How to invent an imaginary library

In issue 14, we featured the designs of four trashy genre paperbacks that never existed. Their inventor, Jason Ward, describes his winding journey through the throw-away fiction of the Twentieth Century.

The Silent Tomorrow is a 1950s sci-fo novel. Design by Dani Lurie.

The idea for An Imaginary Library grew out of a conversation about the covers of old books. There are scores of long-forgotten genre novels that feature incredible art on their covers, often of a much higher level than the writing within.

Books that once cost 3’6 have artwork that you’d gladly have on your wall: the spare, chilling design of 70s “airport” horror novels, the alien landscapes and abstract imagery of 1950s science fiction, and the lurid sexiness of hardboiled detective novels. Dismissed at the time as populist and disposable, their existence provided an opportunity for talented artists to sell their work, and for some truly awful ones to prosper as well.

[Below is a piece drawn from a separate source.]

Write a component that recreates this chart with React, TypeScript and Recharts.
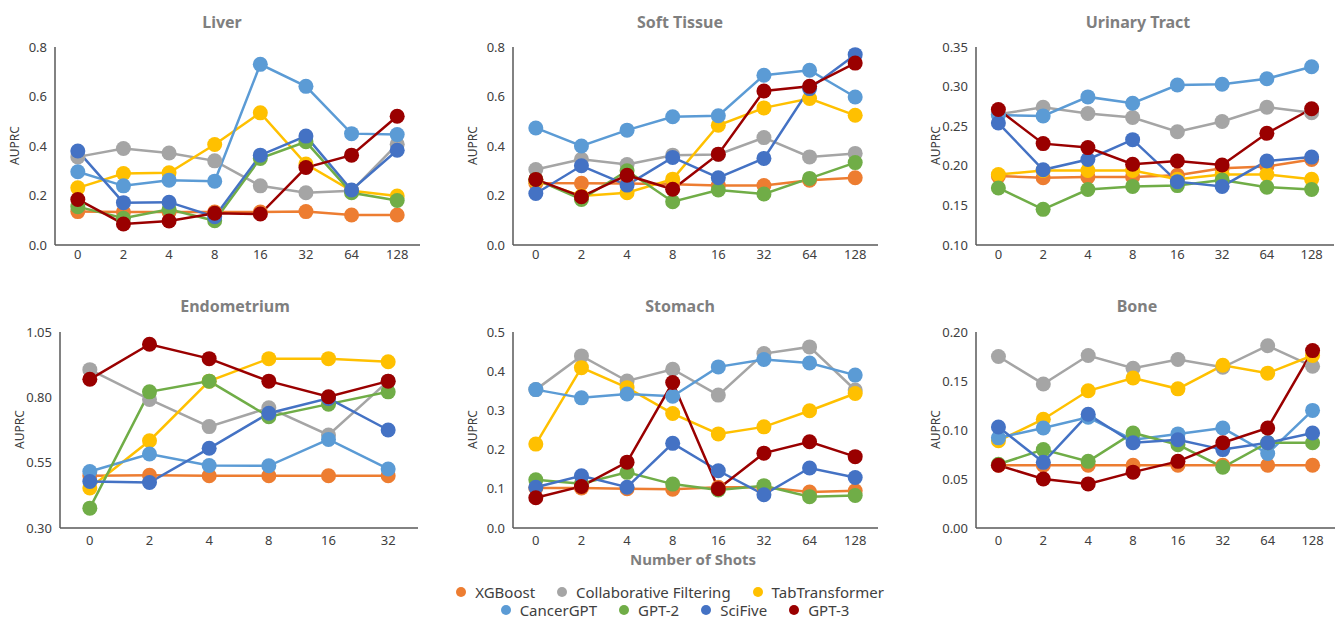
import React from 'react';
import { LineChart, Line, XAxis, YAxis } from 'recharts';

// x categories (number of shots)
const SHOTS = ['0', '2', '4', '8', '16', '32', '64', '128'];
const SHOTS_ENDO = ['0', '2', '4', '8', '16', '32'];

const SERIES_NAMES = ['XGBoost', 'Collaborative Filtering', 'TabTransformer', 'CancerGPT', 'GPT-2', 'SciFive', 'GPT-3'];
const COLORS = ['#ED7D31', '#A5A5A5', '#FFC000', '#5B9BD5', '#70AD47', '#4472C4', '#9A0000'];

// y tick labels
const TICKS_LIVER = [0, 0.2, 0.4, 0.6, 0.8];
const TICKS_SOFT = [0, 0.2, 0.4, 0.6, 0.8];
const TICKS_URINARY = [0.1, 0.15, 0.2, 0.25, 0.3, 0.35];
const TICKS_ENDO = [0.3, 0.55, 0.8, 1.05];
const TICKS_STOMACH = [0, 0.1, 0.2, 0.3, 0.4, 0.5];
const TICKS_BONE = [0, 0.05, 0.1, 0.15, 0.2];

// Liver
const liverXGBoost = [0.135, 0.133, 0.133, 0.133, 0.133, 0.135, 0.121, 0.121];
const liverCF = [0.356, 0.39, 0.372, 0.34, 0.239, 0.211, 0.219, 0.407];
const liverTab = [0.231, 0.289, 0.292, 0.406, 0.534, 0.327, 0.219, 0.198];
const liverCancerGPT = [0.296, 0.239, 0.262, 0.258, 0.73, 0.641, 0.45, 0.446];
const liverGPT2 = [0.155, 0.108, 0.144, 0.098, 0.35, 0.417, 0.211, 0.18];
const liverSciFive = [0.38, 0.171, 0.173, 0.114, 0.363, 0.44, 0.222, 0.383];
const liverGPT3 = [0.184, 0.085, 0.097, 0.128, 0.125, 0.313, 0.363, 0.52];

// Soft Tissue
const softXGBoost = [0.25, 0.249, 0.248, 0.245, 0.24, 0.24, 0.262, 0.272];
const softCF = [0.305, 0.346, 0.325, 0.363, 0.366, 0.434, 0.356, 0.37];
const softTab = [0.26, 0.198, 0.211, 0.266, 0.484, 0.554, 0.592, 0.524];
const softCancerGPT = [0.473, 0.4, 0.464, 0.518, 0.522, 0.686, 0.706, 0.598];
const softGPT2 = [0.265, 0.184, 0.3, 0.175, 0.222, 0.206, 0.269, 0.333];
const softSciFive = [0.208, 0.32, 0.242, 0.354, 0.272, 0.35, 0.632, 0.769];
const softGPT3 = [0.265, 0.195, 0.282, 0.225, 0.367, 0.622, 0.641, 0.735];

// Urinary Tract
const urinaryXGBoost = [0.187, 0.185, 0.186, 0.186, 0.188, 0.197, 0.199, 0.208];
const urinaryCF = [0.265, 0.274, 0.266, 0.261, 0.243, 0.256, 0.274, 0.267];
const urinaryTab = [0.189, 0.194, 0.194, 0.194, 0.183, 0.189, 0.189, 0.183];
const urinaryCancerGPT = [0.264, 0.263, 0.287, 0.279, 0.302, 0.303, 0.31, 0.325];
const urinaryGPT2 = [0.172, 0.145, 0.17, 0.174, 0.175, 0.182, 0.173, 0.17];
const urinarySciFive = [0.254, 0.195, 0.208, 0.233, 0.18, 0.174, 0.206, 0.211];
const urinaryGPT3 = [0.271, 0.228, 0.223, 0.202, 0.206, 0.201, 0.241, 0.272];

// Endometrium
const endoXGBoost = [0.5, 0.502, 0.5, 0.5, 0.5, 0.5];
const endoCF = [0.906, 0.792, 0.688, 0.76, 0.656, 0.862];
const endoTab = [0.453, 0.634, 0.862, 0.948, 0.948, 0.936];
const endoCancerGPT = [0.516, 0.583, 0.539, 0.538, 0.639, 0.526];
const endoGPT2 = [0.376, 0.821, 0.862, 0.726, 0.774, 0.821];
const endoSciFive = [0.478, 0.474, 0.605, 0.739, 0.796, 0.675];
const endoGPT3 = [0.869, 1.003, 0.948, 0.862, 0.802, 0.862];

// Stomach
const stomachXGBoost = [0.102, 0.102, 0.1, 0.099, 0.104, 0.104, 0.092, 0.095];
const stomachCF = [0.353, 0.439, 0.375, 0.405, 0.339, 0.445, 0.462, 0.352];
const stomachTab = [0.214, 0.409, 0.358, 0.292, 0.24, 0.258, 0.299, 0.343];
const stomachCancerGPT = [0.353, 0.332, 0.342, 0.336, 0.411, 0.43, 0.421, 0.39];
const stomachGPT2 = [0.123, 0.113, 0.142, 0.112, 0.097, 0.108, 0.08, 0.083];
const stomachSciFive = [0.104, 0.133, 0.104, 0.216, 0.146, 0.085, 0.153, 0.129];
const stomachGPT3 = [0.077, 0.106, 0.168, 0.371, 0.1, 0.191, 0.22, 0.182];

// Bone
const boneXGBoost = [0.064, 0.064, 0.064, 0.064, 0.064, 0.064, 0.064, 0.064];
const boneCF = [0.175, 0.147, 0.176, 0.163, 0.172, 0.164, 0.186, 0.165];
const boneTab = [0.089, 0.111, 0.14, 0.153, 0.142, 0.166, 0.158, 0.176];
const boneCancerGPT = [0.092, 0.102, 0.113, 0.09, 0.096, 0.102, 0.076, 0.12];
const boneGPT2 = [0.065, 0.08, 0.068, 0.097, 0.085, 0.062, 0.087, 0.087];
const boneSciFive = [0.103, 0.067, 0.116, 0.087, 0.09, 0.08, 0.087, 0.097];
const boneGPT3 = [0.064, 0.05, 0.045, 0.057, 0.068, 0.087, 0.102, 0.181];

const FONT = '"Noto Sans", "Open Sans", sans-serif';
const AXIS_COLOR = '#595959';

interface PanelProps {
  title: string;
  cats: string[];
  values: number[][];
  ticks: number[];
  digits: number;
  plotLeft: number;
  plotTop: number;
  plotW: number;
  plotH: number;
  titleX: number;
  tickGap: number;
}

const ML = 50;
const MT = 12;
const MR = 6;
const MB = 34;

const Panel: React.FC<PanelProps> = ({ title, cats, values, ticks, digits, plotLeft, plotTop, plotW, plotH, titleX, tickGap }) => {
  const data = cats.map((c, i) => {
    const row: Record<string, string | number> = { shot: c };
    values.forEach((v, s) => { row['s' + s] = v[i]; });
    return row;
  });
  const half = plotW / cats.length / 2;

  return (
    <>
      <div style={{ position: 'absolute', left: titleX - 150, width: 300, top: plotTop - (plotTop > 100 ? 37 : 36), textAlign: 'center', fontFamily: FONT, fontWeight: 700, fontSize: 16, color: '#7F7F7F' }}>
        {title}
      </div>
      <div style={{ position: 'absolute', left: plotLeft - 41 - 50, top: plotTop + plotH / 2 - 9, width: 100, textAlign: 'center', transform: 'rotate(-90deg)', fontFamily: FONT, fontSize: 12, color: '#404040' }}>
        AUPRC
      </div>
      <div style={{ position: 'absolute', left: plotLeft - ML, top: plotTop - MT }}>
        <LineChart width={plotW + ML + MR} height={plotH + MT + MB} data={data} margin={{ top: MT, right: MR, bottom: 0, left: 0 }}>
          <XAxis
            dataKey="shot"
            interval={0}
            height={MB}
            padding={{ left: half, right: half }}
            axisLine={{ stroke: AXIS_COLOR, strokeWidth: 1.5 }}
            tickLine={false}
            tickSize={0}
            tickMargin={tickGap}
            tick={{ fill: '#404040', fontSize: 13, fontFamily: FONT }}
          />
          <YAxis
            width={ML}
            domain={[ticks[0], ticks[ticks.length - 1]]}
            ticks={ticks}
            interval={0}
            allowDataOverflow
            axisLine={{ stroke: AXIS_COLOR, strokeWidth: 1.5 }}
            tickLine={false}
            tickSize={0}
            tickMargin={8}
            tickFormatter={(v: number) => v.toFixed(digits)}
            tick={{ fill: '#404040', fontSize: 13, fontFamily: FONT }}
          />
          {values.map((_, s) => (
            <Line
              key={s}
              dataKey={'s' + s}
              name={SERIES_NAMES[s]}
              stroke={COLORS[s]}
              strokeWidth={2.5}
              dot={{ r: 7.5, fill: COLORS[s], stroke: COLORS[s], strokeWidth: 0 }}
              isAnimationActive={false}
            />
          ))}
        </LineChart>
      </div>
    </>
  );
};

const LegendItem: React.FC<{ idx: number }> = ({ idx }) => (
  <div style={{ display: 'flex', alignItems: 'center', gap: 9 }}>
    <span style={{ width: 10, height: 10, borderRadius: 5, background: COLORS[idx], display: 'inline-block' }} />
    <span>{SERIES_NAMES[idx]}</span>
  </div>
);

const App: React.FC = () => {
  return (
    <div style={{ position: 'absolute', left: 0, top: 0, width: 1340, height: 622, background: '#fff', overflow: 'hidden' }}>
      <Panel title="Liver" cats={SHOTS} ticks={TICKS_LIVER} digits={1}
        values={[liverXGBoost, liverCF, liverTab, liverCancerGPT, liverGPT2, liverSciFive, liverGPT3]}
        plotLeft={55} plotTop={47} plotW={365} plotH={198} titleX={222} tickGap={5} />
      <Panel title="Soft Tissue" cats={SHOTS} ticks={TICKS_SOFT} digits={1}
        values={[softXGBoost, softCF, softTab, softCancerGPT, softGPT2, softSciFive, softGPT3]}
        plotLeft={513} plotTop={47} plotW={365} plotH={198} titleX={680} tickGap={5} />
      <Panel title="Urinary Tract" cats={SHOTS} ticks={TICKS_URINARY} digits={2}
        values={[urinaryXGBoost, urinaryCF, urinaryTab, urinaryCancerGPT, urinaryGPT2, urinarySciFive, urinaryGPT3]}
        plotLeft={976} plotTop={47} plotW={358} plotH={198} titleX={1138} tickGap={5} />
      <Panel title="Endometrium" cats={SHOTS_ENDO} ticks={TICKS_ENDO} digits={2}
        values={[endoXGBoost, endoCF, endoTab, endoCancerGPT, endoGPT2, endoSciFive, endoGPT3]}
        plotLeft={60} plotTop={332} plotW={358} plotH={196} titleX={235} tickGap={8} />
      <Panel title="Stomach" cats={SHOTS} ticks={TICKS_STOMACH} digits={1}
        values={[stomachXGBoost, stomachCF, stomachTab, stomachCancerGPT, stomachGPT2, stomachSciFive, stomachGPT3]}
        plotLeft={513} plotTop={332} plotW={365} plotH={196} titleX={680} tickGap={8} />
      <Panel title="Bone" cats={SHOTS} ticks={TICKS_BONE} digits={2}
        values={[boneXGBoost, boneCF, boneTab, boneCancerGPT, boneGPT2, boneSciFive, boneGPT3]}
        plotLeft={976} plotTop={332} plotW={359} plotH={196} titleX={1137} tickGap={8} />

      <div style={{ position: 'absolute', left: 543, width: 300, top: 549, textAlign: 'center', fontFamily: FONT, fontWeight: 700, fontSize: 15, color: '#7F7F7F' }}>
        Number of Shots
      </div>

      <div style={{ position: 'absolute', left: 0, width: 1340, top: 583, fontFamily: FONT, fontSize: 15, color: '#404040', lineHeight: '18px' }}>
        <div style={{ display: 'flex', justifyContent: 'center', gap: 22 }}>
          {[0, 1, 2].map(i => <LegendItem key={i} idx={i} />)}
        </div>
        <div style={{ display: 'flex', justifyContent: 'center', gap: 22, paddingLeft: 10 }}>
          {[3, 4, 5, 6].map(i => <LegendItem key={i} idx={i} />)}
        </div>
      </div>
    </div>
  );
};

export default App;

But instead of highlighting books that already existed, we decided to invent some of our own.

Death Carries a Spade is a hard-boiled 40s thriller. Illustration by David Doran.

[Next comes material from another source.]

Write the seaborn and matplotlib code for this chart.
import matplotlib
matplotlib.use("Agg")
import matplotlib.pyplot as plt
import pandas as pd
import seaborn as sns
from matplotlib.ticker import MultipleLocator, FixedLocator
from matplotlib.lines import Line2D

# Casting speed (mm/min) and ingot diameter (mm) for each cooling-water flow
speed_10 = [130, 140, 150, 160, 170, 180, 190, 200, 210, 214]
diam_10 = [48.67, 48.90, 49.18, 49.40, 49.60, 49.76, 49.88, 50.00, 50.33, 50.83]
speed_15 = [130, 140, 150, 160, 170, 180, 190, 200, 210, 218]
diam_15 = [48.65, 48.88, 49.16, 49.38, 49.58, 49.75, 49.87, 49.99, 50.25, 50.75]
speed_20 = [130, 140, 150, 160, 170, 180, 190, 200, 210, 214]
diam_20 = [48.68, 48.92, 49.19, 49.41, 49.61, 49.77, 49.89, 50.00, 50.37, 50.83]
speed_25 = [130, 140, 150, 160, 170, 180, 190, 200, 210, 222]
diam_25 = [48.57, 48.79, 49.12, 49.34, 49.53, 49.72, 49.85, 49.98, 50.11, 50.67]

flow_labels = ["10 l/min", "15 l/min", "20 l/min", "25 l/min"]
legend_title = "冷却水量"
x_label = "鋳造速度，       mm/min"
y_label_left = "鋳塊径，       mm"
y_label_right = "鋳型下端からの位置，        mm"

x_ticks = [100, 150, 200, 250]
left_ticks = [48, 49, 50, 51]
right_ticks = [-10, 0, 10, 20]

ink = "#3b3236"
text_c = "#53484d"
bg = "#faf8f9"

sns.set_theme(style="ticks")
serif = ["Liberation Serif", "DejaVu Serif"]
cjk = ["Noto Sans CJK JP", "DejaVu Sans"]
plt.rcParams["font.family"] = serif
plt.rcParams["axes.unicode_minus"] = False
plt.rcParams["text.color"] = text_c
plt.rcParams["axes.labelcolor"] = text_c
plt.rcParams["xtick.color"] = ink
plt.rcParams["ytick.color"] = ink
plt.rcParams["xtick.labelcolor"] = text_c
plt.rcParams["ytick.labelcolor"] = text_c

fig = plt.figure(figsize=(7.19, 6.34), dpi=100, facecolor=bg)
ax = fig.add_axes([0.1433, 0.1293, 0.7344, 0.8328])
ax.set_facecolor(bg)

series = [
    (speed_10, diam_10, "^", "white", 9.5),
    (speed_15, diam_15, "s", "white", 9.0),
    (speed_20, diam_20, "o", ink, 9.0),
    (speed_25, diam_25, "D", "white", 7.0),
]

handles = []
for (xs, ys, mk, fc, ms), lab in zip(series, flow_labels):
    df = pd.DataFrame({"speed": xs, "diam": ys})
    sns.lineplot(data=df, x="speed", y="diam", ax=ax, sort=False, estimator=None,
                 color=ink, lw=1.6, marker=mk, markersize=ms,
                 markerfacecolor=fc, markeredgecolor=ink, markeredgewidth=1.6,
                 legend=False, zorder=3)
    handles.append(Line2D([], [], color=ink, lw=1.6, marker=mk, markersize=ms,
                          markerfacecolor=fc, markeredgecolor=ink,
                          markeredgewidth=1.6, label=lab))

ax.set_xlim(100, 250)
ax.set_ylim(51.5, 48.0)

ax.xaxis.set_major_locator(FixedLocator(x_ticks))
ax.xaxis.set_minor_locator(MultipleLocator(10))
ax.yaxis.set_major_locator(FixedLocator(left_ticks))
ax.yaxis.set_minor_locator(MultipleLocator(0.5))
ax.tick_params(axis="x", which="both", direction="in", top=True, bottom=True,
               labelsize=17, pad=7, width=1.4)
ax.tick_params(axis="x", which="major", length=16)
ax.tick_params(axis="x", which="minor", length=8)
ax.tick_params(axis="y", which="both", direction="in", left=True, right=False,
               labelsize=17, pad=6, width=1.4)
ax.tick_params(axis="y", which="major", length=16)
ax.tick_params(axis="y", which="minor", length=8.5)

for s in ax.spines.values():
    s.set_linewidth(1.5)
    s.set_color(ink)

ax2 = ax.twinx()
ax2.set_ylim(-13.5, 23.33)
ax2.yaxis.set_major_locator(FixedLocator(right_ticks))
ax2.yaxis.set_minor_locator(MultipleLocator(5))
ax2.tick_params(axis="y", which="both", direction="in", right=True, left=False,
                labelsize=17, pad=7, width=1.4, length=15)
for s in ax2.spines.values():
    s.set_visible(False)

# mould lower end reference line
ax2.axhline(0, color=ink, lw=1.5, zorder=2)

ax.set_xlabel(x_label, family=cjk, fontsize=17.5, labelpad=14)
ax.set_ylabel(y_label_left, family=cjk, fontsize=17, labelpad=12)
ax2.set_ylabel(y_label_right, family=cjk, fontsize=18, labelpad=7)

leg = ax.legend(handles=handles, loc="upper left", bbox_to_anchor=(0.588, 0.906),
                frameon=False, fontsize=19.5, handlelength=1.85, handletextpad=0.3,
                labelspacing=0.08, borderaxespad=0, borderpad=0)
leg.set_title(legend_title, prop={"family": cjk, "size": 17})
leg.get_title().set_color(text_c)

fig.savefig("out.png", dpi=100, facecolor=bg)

I wanted all of the text to be completely original and yet seem authentic; my intention was for the books to feel as if you might actually find them in a second-hand bookshop.

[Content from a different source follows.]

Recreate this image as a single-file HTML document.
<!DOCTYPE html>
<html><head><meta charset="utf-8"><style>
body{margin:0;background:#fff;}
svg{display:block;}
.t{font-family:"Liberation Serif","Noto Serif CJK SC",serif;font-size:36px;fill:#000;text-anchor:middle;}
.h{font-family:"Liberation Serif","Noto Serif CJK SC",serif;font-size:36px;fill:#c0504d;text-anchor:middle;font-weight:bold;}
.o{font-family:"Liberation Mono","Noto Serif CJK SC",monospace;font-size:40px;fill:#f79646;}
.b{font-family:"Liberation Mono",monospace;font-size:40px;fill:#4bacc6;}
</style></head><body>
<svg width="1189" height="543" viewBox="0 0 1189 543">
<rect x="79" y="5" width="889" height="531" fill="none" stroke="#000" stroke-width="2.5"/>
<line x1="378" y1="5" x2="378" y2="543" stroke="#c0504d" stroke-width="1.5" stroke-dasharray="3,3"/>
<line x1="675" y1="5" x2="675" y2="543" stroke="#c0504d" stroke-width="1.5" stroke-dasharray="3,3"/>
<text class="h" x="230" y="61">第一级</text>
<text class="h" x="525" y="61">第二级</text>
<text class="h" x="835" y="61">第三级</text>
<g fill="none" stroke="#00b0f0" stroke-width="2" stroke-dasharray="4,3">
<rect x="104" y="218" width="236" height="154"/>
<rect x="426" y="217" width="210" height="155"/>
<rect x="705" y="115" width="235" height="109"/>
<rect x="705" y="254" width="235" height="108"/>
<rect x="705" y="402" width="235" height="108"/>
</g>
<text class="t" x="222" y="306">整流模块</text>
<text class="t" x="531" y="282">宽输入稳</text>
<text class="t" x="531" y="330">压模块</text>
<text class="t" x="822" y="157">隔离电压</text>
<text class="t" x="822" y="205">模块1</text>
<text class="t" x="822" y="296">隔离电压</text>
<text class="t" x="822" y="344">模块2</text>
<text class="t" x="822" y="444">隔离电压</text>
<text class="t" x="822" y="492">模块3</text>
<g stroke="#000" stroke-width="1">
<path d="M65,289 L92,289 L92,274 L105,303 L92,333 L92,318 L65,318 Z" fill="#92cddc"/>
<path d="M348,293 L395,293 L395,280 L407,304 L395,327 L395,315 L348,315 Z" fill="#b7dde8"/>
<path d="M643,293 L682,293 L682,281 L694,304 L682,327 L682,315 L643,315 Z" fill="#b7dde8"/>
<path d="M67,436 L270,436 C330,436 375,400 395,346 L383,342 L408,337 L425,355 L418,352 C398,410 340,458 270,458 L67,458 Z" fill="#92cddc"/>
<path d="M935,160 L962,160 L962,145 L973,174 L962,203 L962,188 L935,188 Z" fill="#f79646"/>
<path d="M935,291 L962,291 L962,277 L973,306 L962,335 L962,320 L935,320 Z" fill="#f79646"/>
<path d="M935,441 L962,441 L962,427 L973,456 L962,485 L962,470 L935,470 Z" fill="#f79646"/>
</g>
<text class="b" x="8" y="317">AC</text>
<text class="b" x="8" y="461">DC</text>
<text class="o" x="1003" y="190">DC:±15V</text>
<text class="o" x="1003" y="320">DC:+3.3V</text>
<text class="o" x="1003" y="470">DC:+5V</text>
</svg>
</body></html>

The internet was useful, but it was rare to find examples of back covers, which are as fascinating in their own way as the front covers, loaded with hyperbolic quotes from long-defunct publications. My favourite was from The Green Odyssey by Philip Jose Farmer, described as a “Wonderful, lusty and roistering adventure…!”

Wanting to see the books properly, I spent several long afternoons joyfully searching real secondhand bookshops, the kind where the owners have non-ironic beards and the books are kept in bins.

Boot Hill is a 70s airport horror book. Design by Fab Gorjian

What I found most striking during my research was how many conventions there were for each genre, like the endless blurbs of detective novels and their tendency to be re-released again and again under completely unrelated titles. As if to compound the sense of disposability, hardboiled covers were pretty much interchangeable, usually with a scantily-clad woman either seducing or being threatened.

Even though the books themselves were churned out, they were created in a very specific way and with very specific language: it’s a given that a science fiction publisher would be called something different to a horror publisher, for example, but even the types of names of the authors (often pseudonymous) were different. Everything about them was designed solely to sell more copies, and yet from that naked pursuit of commerce some great art was made, wonderful, lusty and roistering.

 

Rain On Its Way is a piece of 30s modernist fiction. Illustration by Naomi Elliott.